Retype the lines beneath this one, from the first through the line containing "import plotly.graph_objects as go". Pictures are left out.

####################

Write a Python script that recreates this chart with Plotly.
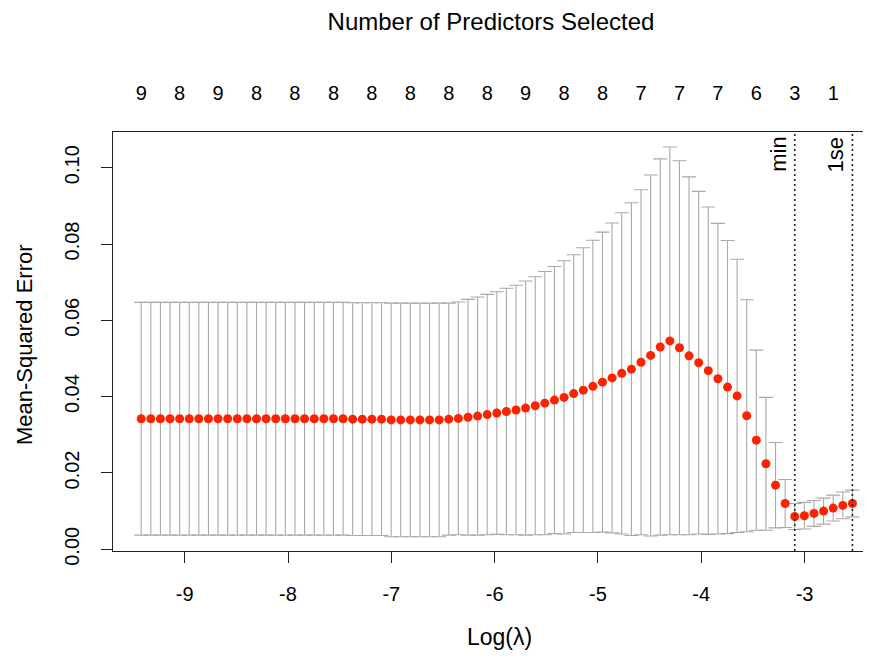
import plotly.graph_objects as go

# log(lambda) values of the fitted path (75 lambdas)
log_lambda = [
    -9.421, -9.328, -9.235, -9.142, -9.049, -8.956, -8.863, -8.770, -8.677, -8.584,
    -8.491, -8.398, -8.305, -8.212, -8.119, -8.026, -7.933, -7.840, -7.746, -7.653,
    -7.560, -7.467, -7.374, -7.281, -7.188, -7.095, -7.002, -6.909, -6.816, -6.723,
    -6.630, -6.537, -6.444, -6.351, -6.258, -6.165, -6.072, -5.979, -5.886, -5.793,
    -5.700, -5.607, -5.514, -5.421, -5.328, -5.235, -5.142, -5.049, -4.956, -4.863,
    -4.770, -4.676, -4.583, -4.490, -4.397, -4.304, -4.211, -4.118, -4.025, -3.932,
    -3.839, -3.746, -3.653, -3.560, -3.467, -3.374, -3.281, -3.188, -3.095, -3.002,
    -2.909, -2.816, -2.723, -2.630, -2.537,
]

# cross-validated mean squared error
cv_mse = [
    0.0342, 0.0342, 0.0342, 0.0342, 0.0342, 0.0342, 0.0342, 0.0342, 0.0342, 0.0342,
    0.0342, 0.0342, 0.0342, 0.0342, 0.0342, 0.0342, 0.0342, 0.0342, 0.0342, 0.0342,
    0.0342, 0.0342, 0.0341, 0.0341, 0.0341, 0.0341, 0.0339, 0.0339, 0.0339, 0.0339,
    0.0339, 0.0339, 0.0341, 0.0343, 0.0346, 0.0349, 0.0353, 0.0357, 0.0361, 0.0365,
    0.0370, 0.0376, 0.0383, 0.0391, 0.0398, 0.0408, 0.0417, 0.0427, 0.0438, 0.0449,
    0.0461, 0.0472, 0.0490, 0.0508, 0.0530, 0.0546, 0.0528, 0.0507, 0.0489, 0.0468,
    0.0447, 0.0425, 0.0402, 0.0350, 0.0286, 0.0224, 0.0168, 0.0120, 0.0086, 0.0088,
    0.0094, 0.0100, 0.0108, 0.0115, 0.0120,
]

# standard error of the CV estimate (half-length of the error bars)
cv_se = [
    0.0305, 0.0305, 0.0305, 0.0305, 0.0305, 0.0305, 0.0305, 0.0305, 0.0305, 0.0305,
    0.0305, 0.0305, 0.0305, 0.0305, 0.0305, 0.0305, 0.0305, 0.0305, 0.0305, 0.0305,
    0.0305, 0.0305, 0.0305, 0.0305, 0.0305, 0.0305, 0.0306, 0.0306, 0.0306, 0.0306,
    0.0306, 0.0306, 0.0304, 0.0305, 0.0309, 0.0312, 0.0315, 0.0318, 0.0323, 0.0327,
    0.0333, 0.0338, 0.0345, 0.0350, 0.0358, 0.0364, 0.0373, 0.0383, 0.0393, 0.0406,
    0.0421, 0.0436, 0.0452, 0.0473, 0.0493, 0.0508, 0.0490, 0.0469, 0.0449, 0.0429,
    0.0407, 0.0384, 0.0358, 0.0304, 0.0236, 0.0174, 0.0112, 0.0063, 0.0034, 0.0035,
    0.0034, 0.0034, 0.0034, 0.0035, 0.0035,
]

# number of non-zero predictors shown along the top axis
nz_positions = [-9.421, -9.049, -8.677, -8.305, -7.933, -7.560, -7.188, -6.816, -6.444,
                -6.072, -5.700, -5.328, -4.956, -4.583, -4.211, -3.839, -3.467, -3.095, -2.723]
nz_labels = ["9", "8", "9", "8", "8", "8", "8", "8", "8", "8",
             "9", "8", "8", "7", "7", "7", "6", "3", "1"]

x_ticks = [-9, -8, -7, -6, -5, -4, -3]
x_tick_labels = ["-9", "-8", "-7", "-6", "-5", "-4", "-3"]
y_ticks = [0.00, 0.02, 0.04, 0.06, 0.08, 0.10]
y_tick_labels = ["0.00", "0.02", "0.04", "0.06", "0.08", "0.10"]

log_lambda_min = -3.095
log_lambda_1se = -2.537

FONT = "Liberation Sans, Arial, Helvetica, sans-serif"

# the page body adds an 8px margin, so the figure is drawn 8px smaller/offset
W, H = 863, 648
L, T, B = 105, 124, 105
PW, PH = W - L, H - T - B  # plot area size

fig = go.Figure()
fig.add_trace(go.Scatter(
    x=log_lambda, y=cv_mse, mode="markers",
    marker=dict(color="#ff2200", size=9, line=dict(width=0)),
    error_y=dict(type="data", array=cv_se, symmetric=True,
                 color="#a9a9a9", thickness=1.1, width=7),
    showlegend=False, hoverinfo="x+y",
))
# invisible trace to carry the top axis
fig.add_trace(go.Scatter(x=nz_positions, y=[None] * len(nz_positions), xaxis="x2",
                         mode="markers", showlegend=False, hoverinfo="skip"))

x_range = [-9.694, -2.357]
fig.update_layout(
    width=W, height=H,
    margin=dict(l=L, r=0, t=T, b=B),
    paper_bgcolor="white", plot_bgcolor="white",
    font=dict(family=FONT, color="black", size=20),
    xaxis=dict(range=x_range, tickvals=x_ticks, ticktext=x_tick_labels,
               showgrid=False, zeroline=False, showline=True, linecolor="#222",
               linewidth=1.3, mirror=True, ticks="outside", ticklen=11,
               tickcolor="#222", tickwidth=1.2, ticklabelstandoff=14,
               tickfont=dict(size=20)),
    xaxis2=dict(range=x_range, overlaying="x", side="top", tickvals=nz_positions,
                ticktext=nz_labels, showgrid=False, zeroline=False, showline=False,
                ticks="", ticklabelstandoff=27, tickfont=dict(size=20)),
    yaxis=dict(range=[-0.00045, 0.10935], tickvals=y_ticks, ticktext=y_tick_labels,
               showgrid=False, zeroline=False, showline=True, linecolor="#222",
               linewidth=1.3, ticks="outside", ticklen=11, tickcolor="#222",
               tickwidth=1.2, tickangle=-90, ticklabelstandoff=14,
               tickfont=dict(size=20)),
    title=dict(text="Number of Predictors Selected", x=(491 - 8) / W, xanchor="center",
               y=1, yanchor="top", yref="container", pad=dict(t=5),
               font=dict(size=24, family=FONT)),
    shapes=[
        dict(type="line", xref="x", yref="paper", x0=log_lambda_min, x1=log_lambda_min,
             y0=0, y1=1, line=dict(color="#222", width=1.6, dash="2px,3px")),
        dict(type="line", xref="x", yref="paper", x0=log_lambda_1se, x1=log_lambda_1se,
             y0=0, y1=1, line=dict(color="#222", width=1.6, dash="2px,3px")),
    ],
    annotations=[
        dict(text="min", x=log_lambda_min, xref="x", y=1, yref="paper",
             xanchor="right", yanchor="top", textangle=-90, showarrow=False,
             xshift=-2, yshift=-3, font=dict(size=22)),
        dict(text="1se", x=log_lambda_1se, xref="x", y=1, yref="paper",
             xanchor="right", yanchor="top", textangle=-90, showarrow=False,
             xshift=-2, yshift=-3, font=dict(size=22)),
        dict(text="Log(λ)", x=(499 - 113) / PW, xref="paper", y=-(637 - 551) / PH,
             yref="paper", xanchor="center", yanchor="middle", showarrow=False,
             font=dict(size=23)),
        dict(text="Mean-Squared Error", x=(24 - 113) / PW, xref="paper",
             y=(551 - 345) / PH, yref="paper", xanchor="center", yanchor="middle",
             textangle=-90, showarrow=False, font=dict(size=22)),
    ],
)

fig.write_html("out.html")
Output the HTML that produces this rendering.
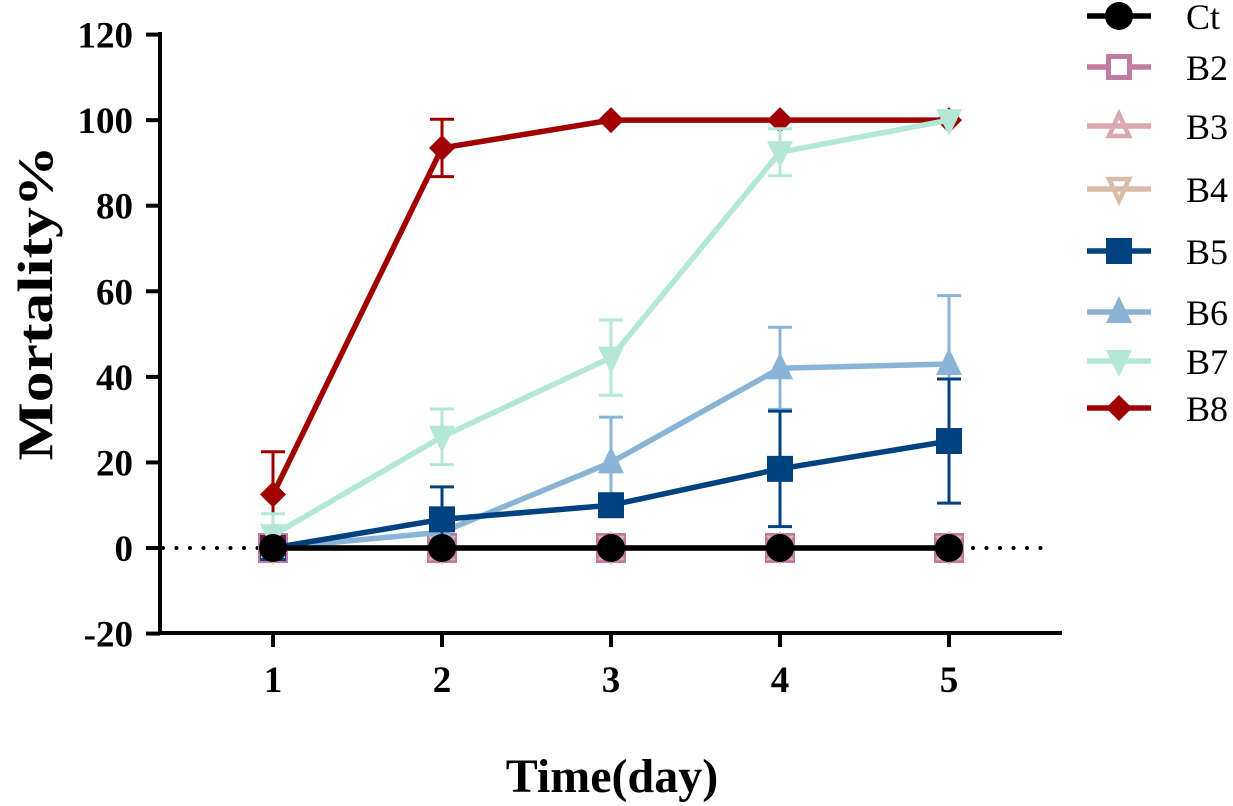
<!DOCTYPE html>
<html><head><meta charset="utf-8"><style>
body{margin:0;background:#fff}
svg{display:block;font-family:"Liberation Serif",serif}
</style></head><body>
<svg id="c" width="1233" height="806"></svg>
<script>
const days=[1,2,3,4,5];
const yTicks=[-20,0,20,40,60,80,100,120];
const names=["Ct","B2","B3","B4","B5","B6","B7","B8"];
const colors=["#000000","#c27ba0","#dba8b0","#d9bca8","#00427f","#8ab4d6","#b3e8d6","#a00000"];
const markers=["circle","sq-open","tri-open","tri-down-open","square","triangle","tri-down","diamond"];
const legendY=[16,67,126,189,251,312,361,408];
const ct=[0,0,0,0,0], ctErr=[0,0,0,0,0];
const b2=[0,0,0,0,0], b2Err=[0,0,0,0,0];
const b3=[0,0,0,0,0], b3Err=[0,0,0,0,0];
const b4=[0,0,0,0,0], b4Err=[0,0,0,0,0];
const b5=[0,6.7,10,18.5,25], b5Err=[0,7.6,0,13.5,14.5];
const b6=[0,3.7,20,42,43], b6Err=[0,0,10.6,9.6,16];
const b7=[3,26,44.5,92.5,100], b7Err=[5,6.5,8.8,5.5,0];
const b8=[12.5,93.5,100,100,100], b8Err=[10,6.7,0,0,0];
const series=[ct,b2,b3,b4,b5,b6,b7,b8];
const errs=[ctErr,b2Err,b3Err,b4Err,b5Err,b6Err,b7Err,b8Err];

const NS="http://www.w3.org/2000/svg";
const svg=document.getElementById('c');
const X=d=>273+(d-1)*169;
const Y=v=>548-(v)*(599/140);
function el(t,a,p){const e=document.createElementNS(NS,t);for(const k in a)e.setAttribute(k,a[k]);(p||svg).appendChild(e);return e;}
function marker(g,type,x,y,c,s){
  s=s||13;let e;
  if(type==="circle")e=el('circle',{cx:x,cy:y,r:s+1,fill:c},g);
  else if(type==="square")e=el('rect',{x:x-s,y:y-s,width:2*s,height:2*s,fill:c},g);
  else if(type==="sq-open")e=el('rect',{x:x-s+2.5,y:y-s+2.5,width:2*s-5,height:2*s-5,fill:"none",stroke:c,"stroke-width":5},g);
  else if(type==="triangle")e=el('polygon',{points:`${x},${y-s-3} ${x-s},${y+s-2} ${x+s},${y+s-2}`,fill:c},g);
  else if(type==="tri-open")e=el('polygon',{points:`${x},${y-s+1} ${x-s+3},${y+s-3} ${x+s-3},${y+s-3}`,fill:"none",stroke:c,"stroke-width":4.5},g);
  else if(type==="tri-down")e=el('polygon',{points:`${x},${y+s+3} ${x-s},${y-s+2} ${x+s},${y-s+2}`,fill:c},g);
  else if(type==="tri-down-open")e=el('polygon',{points:`${x},${y+s-1} ${x-s+3},${y-s+3} ${x+s-3},${y-s+3}`,fill:"none",stroke:c,"stroke-width":4.5},g);
  else if(type==="diamond")e=el('polygon',{points:`${x},${y-s} ${x+s},${y} ${x},${y+s} ${x-s},${y}`,fill:c},g);
  return e;
}
const zl=el('line',{x1:163,y1:Y(0),x2:1050,y2:Y(0),stroke:"#000","stroke-width":4,"stroke-dasharray":"0 13.5","stroke-linecap":"round"});


const ax=el('g',{});


el('line',{x1:160,y1:32,x2:160,y2:635,stroke:"#000","stroke-width":4},ax);
el('line',{x1:158,y1:633,x2:1062,y2:633,stroke:"#000","stroke-width":4},ax);
yTicks.forEach(t=>{
  el('line',{x1:146,y1:Y(t),x2:160,y2:Y(t),stroke:"#000","stroke-width":4},ax);
  const tx=el('text',{x:133,y:Y(t)+13,"text-anchor":"end","font-size":37,"font-weight":"bold"},ax);
  tx.textContent=t;
  
  
});
days.forEach(d=>{
  el('line',{x1:X(d),y1:633,x2:X(d),y2:647,stroke:"#000","stroke-width":4},ax);
  const tx=el('text',{x:X(d),y:692,"text-anchor":"middle","font-size":37,"font-weight":"bold"},ax);
  tx.textContent=d;
  
  
});
const yl=el('text',{x:0,y:0,transform:"translate(52,303) rotate(-90)","text-anchor":"middle","font-size":50,"font-weight":"bold",textLength:315,lengthAdjust:"spacingAndGlyphs"});
yl.textContent="Mortality%";


const xl=el('text',{x:612,y:792,"text-anchor":"middle","font-size":48,"font-weight":"bold"});
xl.textContent="Time(day)";


const order=[1,2,3,5,4,7,6,0];
order.forEach(i=>{
  const g=el('g',{});
  
  
  const c=colors[i],vals=series[i],er=errs[i];
  days.forEach((d,j)=>{
    if(er[j]>0){
      const x=X(d),t=Y(vals[j]+er[j]),b=Y(vals[j]-er[j]);
      el('line',{x1:x,y1:t,x2:x,y2:b,stroke:c,"stroke-width":3},g);
      el('line',{x1:x-12,y1:t,x2:x+12,y2:t,stroke:c,"stroke-width":3},g);
      el('line',{x1:x-12,y1:b,x2:x+12,y2:b,stroke:c,"stroke-width":3},g);
    }
  });
  el('polyline',{points:days.map((d,j)=>X(d)+","+Y(vals[j])).join(" "),fill:"none",stroke:c,"stroke-width":5.5,"stroke-linejoin":"round"},g);
  days.forEach((d,j)=>{
    const m=marker(g,markers[i]==="sq-open"?"square":markers[i],X(d),Y(vals[j]),c,i===1?15:13);
    
    
  });
});
const lg=el('g',{});


names.forEach((n,i)=>{
  const g=el('g',{},lg);
  
  
  const y=legendY[i],c=colors[i];
  el('line',{x1:1087,y1:y,x2:1151,y2:y,stroke:c,"stroke-width":5.5},g);
  if(markers[i]==="sq-open")el('rect',{x:1107,y:y-12,width:24,height:24,fill:"#fff"},g);
  marker(g,markers[i],1119,y,c,13);
  const t=el('text',{x:1186,y:y+13,"font-size":36},g);
  t.textContent=n;
});
</script>
</body></html>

####################

**OUTPUT OF THE TASK:**
Write a Python script that recreates this chart with Plotly.
import plotly.graph_objects as go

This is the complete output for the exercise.